■ **Collected material**
========================================================================

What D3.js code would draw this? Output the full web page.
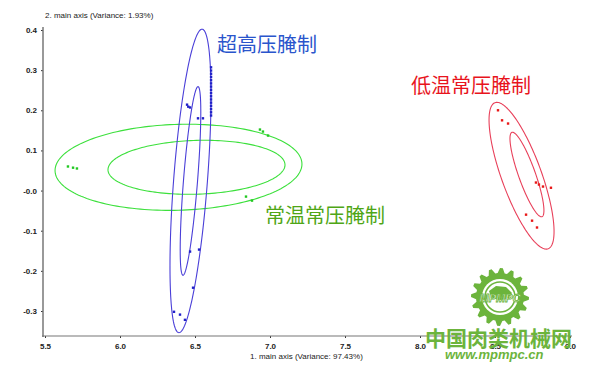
<!DOCTYPE html>
<html>
<head>
<meta charset="utf-8">
<script src="https://d3js.org/d3.v7.min.js"></script>
<style>
    body { margin: 0; background: #fff; }
    svg { display: block; }
    text { font-family: "Liberation Sans", Arial, sans-serif; }
    .cjk { font-family: "Noto Sans CJK SC", sans-serif; }
</style>
</head>
<body>
<script>
    var W = 600, H = 374;

    // tick values + labels
    var xTicks = [5.5, 6.0, 6.5, 7.0, 7.5, 8.0, 8.5, 9.0];
    var xTickLabels = ["5.5", "6.0", "6.5", "7.0", "7.5", "8.0", "8.5", "9.0"];
    var yTicks = [0.4, 0.3, 0.2, 0.1, 0, -0.1, -0.2, -0.3];
    var yTickLabels = ["0.4", "0.3", "0.2", "0.1", "-0.0", "-0.1", "-0.2", "-0.3"];

    var groups = ["超高压腌制", "常温常压腌制", "低温常压腌制"];

    // samples (1. main axis, 2. main axis)
    var bluePoints = [[6.447, 0.214], [6.467, 0.207], [6.455, 0.209], [6.52, 0.180], [6.553, 0.180],
        [6.607, 0.307], [6.607, 0.299], [6.607, 0.291], [6.607, 0.283], [6.607, 0.275],
        [6.607, 0.267], [6.607, 0.259], [6.607, 0.251], [6.607, 0.243], [6.607, 0.235],
        [6.607, 0.227], [6.607, 0.219], [6.607, 0.211], [6.607, 0.203], [6.607, 0.195], [6.607, 0.187],
        [6.36, -0.302], [6.40, -0.309], [6.433, -0.322], [6.487, -0.242], [6.527, -0.147], [6.467, -0.152]];
    var greenPoints = [[5.653, 0.060], [5.687, 0.057], [5.713, 0.055], [6.933, 0.152], [6.953, 0.147],
        [6.987, 0.137], [6.84, -0.015], [6.88, -0.025]];
    var redPoints = [[8.52, 0.200], [8.547, 0.175], [8.587, 0.167], [8.773, 0.020], [8.793, 0.015],
        [8.82, 0.010], [8.873, 0.007], [8.707, -0.060], [8.747, -0.075], [8.78, -0.092]];

    // confidence ellipses: centre, conjugate half-axis vectors (data units)
    var blueEllipses = [
        {c: [6.47, 0.024], u: [0.077, 0.378], w: [0.113, 0]},
        {c: [6.47, 0.024], u: [0.05, 0.235], w: [0.047, 0]}
    ];
    var greenEllipses = [
        {c: [6.39, 0.058], u: [0.823, 0.008], w: [0, 0.107]},
        {c: [6.51, 0.058], u: [0.59, 0.006], w: [0, 0.067]}
    ];
    var redEllipses = [
        {c: [8.677, 0.037], u: [0.177, -0.182], w: [0.125, 0.017]},
        {c: [8.713, 0.040], u: [0.1, -0.105], w: [0.053, 0.007]}
    ];

    var blueLine = "#4a3fd8", greenLine = "#3ce03c", redLine = "#e8405a";

    var svg = d3.select("body").append("svg")
        .attr("width", W)
        .attr("height", H);

    var x = d3.scaleLinear().domain([5.5, 9.0]).range([45, 570]);
    var y = d3.scaleLinear().domain([-0.3, 0.4]).range([311, 30]);

    // axes
    var yAxis = d3.axisLeft(y).tickValues(yTicks).tickSize(2).tickPadding(4)
        .tickFormat(function(d, i) { return yTickLabels[i]; });
    var xAxis = d3.axisBottom(x).tickValues(xTicks).tickSize(2).tickPadding(5)
        .tickFormat(function(d, i) { return xTickLabels[i]; });

    var gy = svg.append("g").attr("transform", "translate(43,0)").call(yAxis);
    var gx = svg.append("g").attr("transform", "translate(0,336)").call(xAxis);
    gy.select(".domain").remove();
    gx.select(".domain").remove();
    svg.append("line").attr("x1", 43).attr("x2", 43).attr("y1", 27).attr("y2", 337)
        .attr("stroke", "#777").attr("stroke-width", 1.5);
    svg.append("line").attr("x1", 42).attr("x2", 572).attr("y1", 336).attr("y2", 336)
        .attr("stroke", "#777").attr("stroke-width", 1.2);
    svg.selectAll(".tick line").attr("stroke", "#333");
    svg.selectAll(".tick text").attr("fill", "#222").style("font-size", "8px")
        .style("font-weight", "bold").style("font-family", "Liberation Sans, Arial, sans-serif");

    svg.append("text").attr("x", 45).attr("y", 18)
        .style("font-size", "8px").attr("fill", "#222")
        .text("2. main axis (Variance: 1.93%)");
    svg.append("text").attr("x", 250).attr("y", 359)
        .style("font-size", "8px").attr("fill", "#222")
        .text("1. main axis (Variance: 97.43%)");

    // ellipses
    var ts = d3.range(0, 2 * Math.PI, Math.PI / 90);
    var line = d3.line()
        .x(function(p) { return x(p[0]); })
        .y(function(p) { return y(p[1]); })
        .curve(d3.curveLinearClosed);

    function ellipsePts(e) {
        return ts.map(function(t) {
            return [e.c[0] + e.u[0] * Math.cos(t) + e.w[0] * Math.sin(t),
                    e.c[1] + e.u[1] * Math.cos(t) + e.w[1] * Math.sin(t)];
        });
    }

    function drawGroup(ells, pts, lineColor, ptColor) {
        svg.append("g").selectAll("path")
            .data(ells)
            .enter().append("path")
            .attr("d", function(e) { return line(ellipsePts(e)); })
            .attr("fill", "none")
            .attr("stroke", lineColor)
            .attr("stroke-width", 1.1);
        svg.append("g").selectAll("rect")
            .data(pts)
            .enter().append("rect")
            .attr("x", function(d) { return x(d[0]) - 1.2; })
            .attr("y", function(d) { return y(d[1]) - 1.2; })
            .attr("width", 2.4)
            .attr("height", 2.4)
            .attr("fill", ptColor);
    }

    drawGroup(greenEllipses, greenPoints, greenLine, "#22c822");
    drawGroup(blueEllipses, bluePoints, blueLine, "#2020c8");
    drawGroup(redEllipses, redPoints, redLine, "#e81818");

    // group labels
    svg.append("text").attr("class", "cjk").attr("x", 217).attr("y", 52)
        .style("font-size", "20px").attr("fill", "#2a55cc").text(groups[0]);
    svg.append("text").attr("class", "cjk").attr("x", 265).attr("y", 223)
        .style("font-size", "20px").attr("fill", "#4fa616").text(groups[1]);
    svg.append("text").attr("class", "cjk").attr("x", 411).attr("y", 93)
        .style("font-size", "20px").attr("fill", "#e8141c").text(groups[2]);

    // watermark
    var wm = "#6cb43c";
    var logo = svg.append("g").attr("transform", "translate(500,297)");
    var gearPts = d3.range(0, 64).map(function(i) {
        var a = i / 64 * 2 * Math.PI;
        var r = (Math.floor(i / 2) % 2 === 0) ? 29 : 24;
        return [r * Math.cos(a), r * Math.sin(a)];
    });
    logo.append("path").attr("d", d3.line().curve(d3.curveLinearClosed)(gearPts)).attr("fill", wm);
    logo.append("circle").attr("r", 18).attr("fill", "#fff");
    logo.append("circle").attr("r", 15).attr("fill", "none").attr("stroke", wm).attr("stroke-width", 1.5);
    logo.append("path").attr("d", "M-11,-6 L-4,-11 L6,-10 L12,-4 L8,2 L-2,3 L-9,0 Z").attr("fill", wm);
    logo.append("text").attr("x", 0).attr("y", 5).attr("text-anchor", "middle")
        .style("font-size", "11px").style("font-style", "italic").style("font-weight", "bold")
        .attr("fill", "#fff").attr("stroke", wm).attr("stroke-width", 0.8)
        .text("MPMPC");

    svg.append("text").attr("class", "cjk").attr("x", 425).attr("y", 346)
        .style("font-size", "21px").style("font-weight", "bold").attr("fill", wm)
        .text("中国肉类机械网");
    svg.append("text").attr("x", 445).attr("y", 359)
        .style("font-size", "13px").style("font-weight", "bold").style("font-style", "italic")
        .attr("fill", wm).text("www.mpmpc.cn");
</script>
</body>
</html>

========================================================================

■ **Goal**
Except for the pictures, print the data above exactly.

■ **Exercise response**
What D3.js code would draw this? Output the full web page.
<!DOCTYPE html>
<html>
<head>
<meta charset="utf-8">
<script src="https://d3js.org/d3.v7.min.js"></script>
<style>
    body { margin: 0; background: #fff; }
    svg { display: block; }
    text { font-family: "Liberation Sans", Arial, sans-serif; }
    .cjk { font-family: "Noto Sans CJK SC", sans-serif; }
</style>
</head>
<body>
<script>
    var W = 600, H = 374;

    // tick values + labels
    var xTicks = [5.5, 6.0, 6.5, 7.0, 7.5, 8.0, 8.5, 9.0];
    var xTickLabels = ["5.5", "6.0", "6.5", "7.0", "7.5", "8.0", "8.5", "9.0"];
    var yTicks = [0.4, 0.3, 0.2, 0.1, 0, -0.1, -0.2, -0.3];
    var yTickLabels = ["0.4", "0.3", "0.2", "0.1", "-0.0", "-0.1", "-0.2", "-0.3"];

    var groups = ["超高压腌制", "常温常压腌制", "低温常压腌制"];

    // samples (1. main axis, 2. main axis)
    var bluePoints = [[6.447, 0.214], [6.467, 0.207], [6.455, 0.209], [6.52, 0.180], [6.553, 0.180],
        [6.607, 0.307], [6.607, 0.299], [6.607, 0.291], [6.607, 0.283], [6.607, 0.275],
        [6.607, 0.267], [6.607, 0.259], [6.607, 0.251], [6.607, 0.243], [6.607, 0.235],
        [6.607, 0.227], [6.607, 0.219], [6.607, 0.211], [6.607, 0.203], [6.607, 0.195], [6.607, 0.187],
        [6.36, -0.302], [6.40, -0.309], [6.433, -0.322], [6.487, -0.242], [6.527, -0.147], [6.467, -0.152]];
    var greenPoints = [[5.653, 0.060], [5.687, 0.057], [5.713, 0.055], [6.933, 0.152], [6.953, 0.147],
        [6.987, 0.137], [6.84, -0.015], [6.88, -0.025]];
    var redPoints = [[8.52, 0.200], [8.547, 0.175], [8.587, 0.167], [8.773, 0.020], [8.793, 0.015],
        [8.82, 0.010], [8.873, 0.007], [8.707, -0.060], [8.747, -0.075], [8.78, -0.092]];

    // confidence ellipses: centre, conjugate half-axis vectors (data units)
    var blueEllipses = [
        {c: [6.47, 0.024], u: [0.077, 0.378], w: [0.113, 0]},
        {c: [6.47, 0.024], u: [0.05, 0.235], w: [0.047, 0]}
    ];
    var greenEllipses = [
        {c: [6.39, 0.058], u: [0.823, 0.008], w: [0, 0.107]},
        {c: [6.51, 0.058], u: [0.59, 0.006], w: [0, 0.067]}
    ];
    var redEllipses = [
        {c: [8.677, 0.037], u: [0.177, -0.182], w: [0.125, 0.017]},
        {c: [8.713, 0.040], u: [0.1, -0.105], w: [0.053, 0.007]}
    ];

    var blueLine = "#4a3fd8", greenLine = "#3ce03c", redLine = "#e8405a";

    var svg = d3.select("body").append("svg")
        .attr("width", W)
        .attr("height", H);

    var x = d3.scaleLinear().domain([5.5, 9.0]).range([45, 570]);
    var y = d3.scaleLinear().domain([-0.3, 0.4]).range([311, 30]);

    // axes
    var yAxis = d3.axisLeft(y).tickValues(yTicks).tickSize(2).tickPadding(4)
        .tickFormat(function(d, i) { return yTickLabels[i]; });
    var xAxis = d3.axisBottom(x).tickValues(xTicks).tickSize(2).tickPadding(5)
        .tickFormat(function(d, i) { return xTickLabels[i]; });

    var gy = svg.append("g").attr("transform", "translate(43,0)").call(yAxis);
    var gx = svg.append("g").attr("transform", "translate(0,336)").call(xAxis);
    gy.select(".domain").remove();
    gx.select(".domain").remove();
    svg.append("line").attr("x1", 43).attr("x2", 43).attr("y1", 27).attr("y2", 337)
        .attr("stroke", "#777").attr("stroke-width", 1.5);
    svg.append("line").attr("x1", 42).attr("x2", 572).attr("y1", 336).attr("y2", 336)
        .attr("stroke", "#777").attr("stroke-width", 1.2);
    svg.selectAll(".tick line").attr("stroke", "#333");
    svg.selectAll(".tick text").attr("fill", "#222").style("font-size", "8px")
        .style("font-weight", "bold").style("font-family", "Liberation Sans, Arial, sans-serif");

    svg.append("text").attr("x", 45).attr("y", 18)
        .style("font-size", "8px").attr("fill", "#222")
        .text("2. main axis (Variance: 1.93%)");
    svg.append("text").attr("x", 250).attr("y", 359)
        .style("font-size", "8px").attr("fill", "#222")
        .text("1. main axis (Variance: 97.43%)");

    // ellipses
    var ts = d3.range(0, 2 * Math.PI, Math.PI / 90);
    var line = d3.line()
        .x(function(p) { return x(p[0]); })
        .y(function(p) { return y(p[1]); })
        .curve(d3.curveLinearClosed);

    function ellipsePts(e) {
        return ts.map(function(t) {
            return [e.c[0] + e.u[0] * Math.cos(t) + e.w[0] * Math.sin(t),
                    e.c[1] + e.u[1] * Math.cos(t) + e.w[1] * Math.sin(t)];
        });
    }

    function drawGroup(ells, pts, lineColor, ptColor) {
        svg.append("g").selectAll("path")
            .data(ells)
            .enter().append("path")
            .attr("d", function(e) { return line(ellipsePts(e)); })
            .attr("fill", "none")
            .attr("stroke", lineColor)
            .attr("stroke-width", 1.1);
        svg.append("g").selectAll("rect")
            .data(pts)
            .enter().append("rect")
            .attr("x", function(d) { return x(d[0]) - 1.2; })
            .attr("y", function(d) { return y(d[1]) - 1.2; })
            .attr("width", 2.4)
            .attr("height", 2.4)
            .attr("fill", ptColor);
    }

    drawGroup(greenEllipses, greenPoints, greenLine, "#22c822");
    drawGroup(blueEllipses, bluePoints, blueLine, "#2020c8");
    drawGroup(redEllipses, redPoints, redLine, "#e81818");

    // group labels
    svg.append("text").attr("class", "cjk").attr("x", 217).attr("y", 52)
        .style("font-size", "20px").attr("fill", "#2a55cc").text(groups[0]);
    svg.append("text").attr("class", "cjk").attr("x", 265).attr("y", 223)
        .style("font-size", "20px").attr("fill", "#4fa616").text(groups[1]);
    svg.append("text").attr("class", "cjk").attr("x", 411).attr("y", 93)
        .style("font-size", "20px").attr("fill", "#e8141c").text(groups[2]);

    // watermark
    var wm = "#6cb43c";
    var logo = svg.append("g").attr("transform", "translate(500,297)");
    var gearPts = d3.range(0, 64).map(function(i) {
        var a = i / 64 * 2 * Math.PI;
        var r = (Math.floor(i / 2) % 2 === 0) ? 29 : 24;
        return [r * Math.cos(a), r * Math.sin(a)];
    });
    logo.append("path").attr("d", d3.line().curve(d3.curveLinearClosed)(gearPts)).attr("fill", wm);
    logo.append("circle").attr("r", 18).attr("fill", "#fff");
    logo.append("circle").attr("r", 15).attr("fill", "none").attr("stroke", wm).attr("stroke-width", 1.5);
    logo.append("path").attr("d", "M-11,-6 L-4,-11 L6,-10 L12,-4 L8,2 L-2,3 L-9,0 Z").attr("fill", wm);
    logo.append("text").attr("x", 0).attr("y", 5).attr("text-anchor", "middle")
        .style("font-size", "11px").style("font-style", "italic").style("font-weight", "bold")
        .attr("fill", "#fff").attr("stroke", wm).attr("stroke-width", 0.8)
        .text("MPMPC");

    svg.append("text").attr("class", "cjk").attr("x", 425).attr("y", 346)
        .style("font-size", "21px").style("font-weight", "bold").attr("fill", wm)
        .text("中国肉类机械网");
    svg.append("text").attr("x", 445).attr("y", 359)
        .style("font-size", "13px").style("font-weight", "bold").style("font-style", "italic")
        .attr("fill", wm).text("www.mpmpc.cn");
</script>
</body>
</html>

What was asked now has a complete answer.